Speaking of technology, I recently read about a new technology that may soon make WiFi obsolete. It is called LiFi and it uses LED lightbulbs to transfer data. It boasts speeds up to 1000 times faster than WiFi. Now that is light speed!
For you to remain in control of your real estate and be light years ahead, it is important to know the fundamentals of how you make money – and optimize it.
- Cash Flow – Income after expenses and depreciation shelter.
- Loan Paydown – it doesn’t look like much, but it adds up to a lot over time.
- Appreciation – appreciation come from rent increases or cap rates going down (buyers accepting less return). Leverage (loan) super charges that appreciation. A 3% rent increase on a $100,000 property that you own for cash is 3% but if you have a 50% loan that is $3000 on a $50,000 investment or a 6% return., on an 80% loan that is 15%! – just remember it cuts both ways when things go south.
Whether we own a skyscraper on Wall Street or a duplex on Main Street, the basic principle of income property remains essentially unchanged. We expect to collect money, mainly in the form of rent, and we expect to spend money to pay for the operating expenses and the loans against the property. When we’re done for the year, we hope to have a surplus and to keep the tax collector from getting too large a chunk of it. Perhaps someday our prudent management and careful upkeep will combine with a healthy real estate market to allow us to sell the property at a profit and wise tax advice will keep some of that profit in our bank account.
So Happy Tax month, may the tax man taketh less, and you have more in all ways of your life. Hope you enjoy the story…
The local bar was so sure that its bartender was the strongest man around that they offered a standing $1,000 bet. The bartender would squeeze a lemon until all the juice ran into a glass and hand the lemon to a patron. Anyone who could squeeze one more drop of juice out would win the money.

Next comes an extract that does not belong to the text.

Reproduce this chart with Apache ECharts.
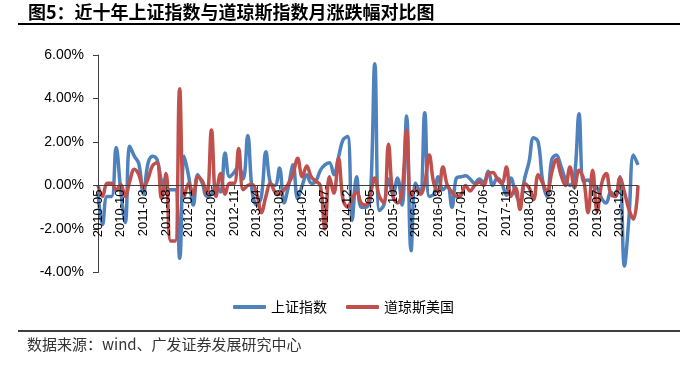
<!DOCTYPE html>
<html>
<head>
<meta charset="utf-8">
<script src="https://cdn.jsdelivr.net/npm/echarts@6/dist/echarts.min.js"></script>
<style>
html,body{margin:0;padding:0;background:#fff;}
#chart{width:680px;height:379px;}
</style>
</head>
<body>
<div id="chart"></div>
<script>
// ---- data ----
var startYear = 2010, startMonth = 5, monthCount = 120;
var categories = [];
for (var k = 0; k < monthCount; k++) {
  var m = startMonth - 1 + k;
  var yy = startYear + Math.floor(m / 12);
  var mm = (m % 12) + 1;
  categories.push(yy + '-' + (mm < 10 ? '0' + mm : mm));
}
var seriesNames = ['上证指数', '道琼斯美国'];
var shanghai = [
  -0.3, -1.8, -0.5, -0.5, 1.75, -0.2, -1.7, 1.8, 1.35, 1.0,
  -0.4, 1.0, 1.35, 1.2, 0.2, -0.2, -0.2, -0.2, -3.35, 1.35,
  0.4, -0.9, 0.5, 0.1, -0.5, -0.4, 0.0, -0.3, 1.5, 0.4,
  0.6, 0.9, 0.3, 2.3, -0.3, -0.9, -0.5, 1.55, 0.1, 0.0,
  0.8, -0.8, 0.0, 0.95, -0.6, 0.0, 0.5, 0.1, 0.2, 0.7,
  0.95, 1.05, 0.5, 1.3, 2.1, 2.25, -1.6, 0.4, -1.0, -1.0,
  -0.6, 5.6, -1.15, -0.9, 0.3, -0.4, 0.35, -0.9, 3.2, -3.0,
  0.1, -0.3, 3.35, -0.5, -0.4, 0.4, -0.2, 0.0, -1.0, 0.35,
  0.4, 0.45, 0.3, 0.1, 0.3, 0.15, 0.65, 0.0, 0.35, 0.1,
  -0.45, 0.35, -0.35, -0.8, 0.3, 1.1, 2.2, 2.0, 0.2, -0.5,
  1.2, 1.4, 0.9, 0.3, 0.0, 0.4, 3.3, 0.2, 0.25, 0.0,
  -0.1, -0.6, -0.8, -0.3, -0.5, 0.4, -3.7, -1.5, 1.4, 0.95
];
var dowjones = [
  0.0, -0.5, 0.1, 0.1, -0.2, 0.05, -0.5, 0.2, 0.75, 0.5,
  -0.1, 0.3, 0.9, 1.05, -0.6, 0.55, -2.55, -2.55, 4.45, -0.5,
  0.1, -0.4, 0.4, 0.2, -0.4, 2.55, -0.5, 0.55, -0.4, 0.1,
  0.1, 1.7, -0.2, 0.0, 0.05, -0.4, -1.25, -0.5, 0.1, -0.3,
  -0.4, -0.2, 0.1, 0.55, 1.25, 0.4, 0.9, 0.4, 0.2, 0.0,
  -2.0, 0.4, -0.35, 1.25, -0.65, -1.0, -0.6, -0.3, -0.8, -0.9,
  -0.4, 0.35, -0.5, -0.8, 1.9, -0.5, -0.8, -0.3, 2.55, -0.5,
  -0.2, -0.4, 0.1, 1.4, 0.1, -0.3, 0.85, 0.0, -0.3, -0.5,
  -0.45, 0.0, -0.25, 0.0, 0.15, 0.0, 0.55, 0.6, 0.3, 0.1,
  0.85, -0.5, -0.1, -1.1, 0.1, -0.1, -0.65, 0.5, 0.1, -0.3,
  0.6, 1.2, 0.5, 0.0, 0.85, -0.1, 0.7, 0.3, -1.25, 0.7,
  -1.2, 0.1, 0.55, -0.4, -0.5, 0.35, -0.3, -1.1, -1.55, 0.0
];
var yMin = -4, yMax = 6, yStep = 2;
var titleText = '图5：近十年上证指数与道琼斯指数月涨跌幅对比图';
var sourceText = '数据来源：wind、广发证券发展研究中心';
var colors = ['#4F81BD', '#C0504D'];

// ---- chart ----
var gridTop = 55, gridBottom = 106.5;
var plotH = 379 - gridTop - gridBottom;
var zeroOffset = -plotH * (0 - yMin) / (yMax - yMin);

var chart = echarts.init(document.getElementById('chart'), null, {renderer: 'canvas'});
var cjk = '"Noto Sans CJK SC", "Noto Sans", sans-serif';
var latin = '"Liberation Sans", Arial, sans-serif';
chart.setOption({
  animation: false,
  backgroundColor: '#fff',
  color: colors,
  grid: {left: 98, right: 42, top: gridTop, bottom: gridBottom, containLabel: false},
  graphic: [
    {type: 'text', left: 28, top: 3, style: {text: titleText, font: 'bold 18px ' + cjk, fill: '#000'}},
    {type: 'line', shape: {x1: 18, y1: 24, x2: 680, y2: 24}, style: {stroke: '#000', lineWidth: 2}},
    {type: 'line', shape: {x1: 18, y1: 331, x2: 680, y2: 331}, style: {stroke: '#000', lineWidth: 1.5}},
    {type: 'text', left: 27, top: 337, style: {text: sourceText, font: '15px ' + cjk, fill: '#333'}}
  ],
  legend: {
    data: seriesNames,
    left: 228, top: 295,
    icon: 'roundRect', itemWidth: 33, itemHeight: 4, itemGap: 19,
    textStyle: {fontSize: 14, fontFamily: cjk, color: '#000'}
  },
  xAxis: {
    type: 'category',
    data: categories,
    boundaryGap: false,
    offset: zeroOffset,
    z: 10,
    axisLine: {onZero: false, lineStyle: {color: '#404040', width: 1}},
    axisTick: {show: true, interval: 4, length: 4, lineStyle: {color: '#404040'}},
    axisLabel: {interval: 4, rotate: 90, margin: 4, fontSize: 13, fontFamily: latin, color: '#000'},
    splitLine: {show: false}
  },
  yAxis: {
    type: 'value',
    min: yMin, max: yMax, interval: yStep,
    axisLine: {show: true, lineStyle: {color: '#404040', width: 1}},
    axisTick: {show: true, length: 5, lineStyle: {color: '#404040'}},
    axisLabel: {margin: 14, fontSize: 14, fontFamily: latin, color: '#000',
      formatter: function (v) { return v.toFixed(2) + '%'; }},
    splitLine: {show: false}
  },
  series: [
    {name: seriesNames[0], type: 'line', data: shanghai, smooth: 0.4, showSymbol: false,
      lineStyle: {width: 3.5, color: colors[0]}, z: 2},
    {name: seriesNames[1], type: 'line', data: dowjones, smooth: 0.4, showSymbol: false,
      lineStyle: {width: 3.5, color: colors[1]}, z: 3}
  ]
});
</script>
</body>
</html>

Many people had tried…over time: weightlifters, longshoremen, etc., but nobody could do it.
One day, this scrawny little fellow came into the bar, wearing thick glasses and a polyester suit, and said in a small voice, “I’d like to try the bet.”
After the laughter had died down the bartender said “OK”; grabbed the lemon; and squeezed away. Then he handed the wrinkled remains of the rind to the little fellow. But the crowd’s laughter turned to total silence…as the man clenched his little fist around the lemon…and six drops fell into the glass.
As the crowd cheered, the bartender paid the $1,000 and ask the little man, “What do you do for a living? Are you a lumberjack, a weightlifter, or what?”
The little fellow quietly replied, “I work for the IRS.”